Balbir Singh Sr's death evoked emotional tributes from Pakistan's hockey community, which described the legendary centre-forward's demise as a big loss to the sport in general and the subcontinent in particular.
The 96-year-old three-time Olympic gold-medallist, considered one of the best centre-forwards of all time, died on Monday in Mohali.
"He had amazing flexibility, speed and litheness in his game. His sprints were a treat to watch," former Pakistan captain Samiullah said.
Samiullah was nicknamed the "The Flying Horse" for his speed and won three Asian Games and one World Cup gold during his career.

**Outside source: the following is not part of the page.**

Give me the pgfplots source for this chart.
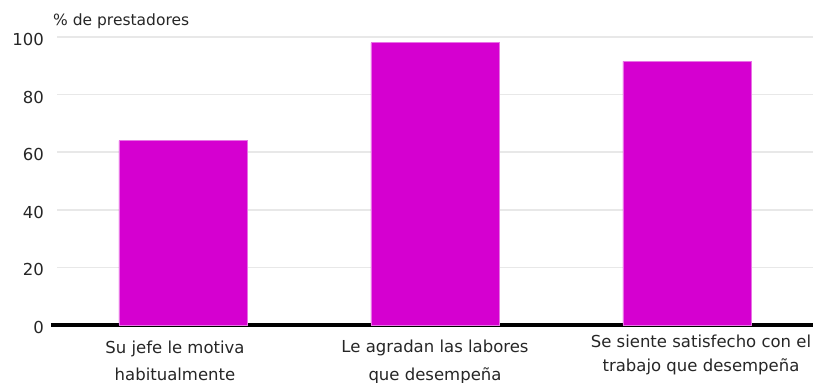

"Hockey has lost a big name as Balbir Singh was someone who enabled India to win three consecutive gold medals in the 1948, 1952 and 1956 Olympics because of his outstanding game," Samiullah added.
Islahuddin Siddiqui, one of the big names of Pakistan hockey, recalled meeting Singh several times in the '70s and '80s in international events.
"He was a very polite and humble person and had great knowledge of the game. He was also willing to share his experience if you approached him," he said.
Islahuddin said it was people like Singh who made it possible for the subcontinent to dominate world hockey.
Singh was the manager of the Indian team which defeated Pakistan in the 1975 World Cup final.
The Secretary General of the Pakistan Hockey Federation Asif Bajwa also condoled the death of Singh.
"Never saw him play but we heard so much about him from our seniors that it is clear he was a striker in a different class," Bajwa said.
Former Pakistan captain and coach, Hasan Sardar, an outstanding centre-forward himself, said he took a lot of inspiration by hearing stories and anecdotes about Singh.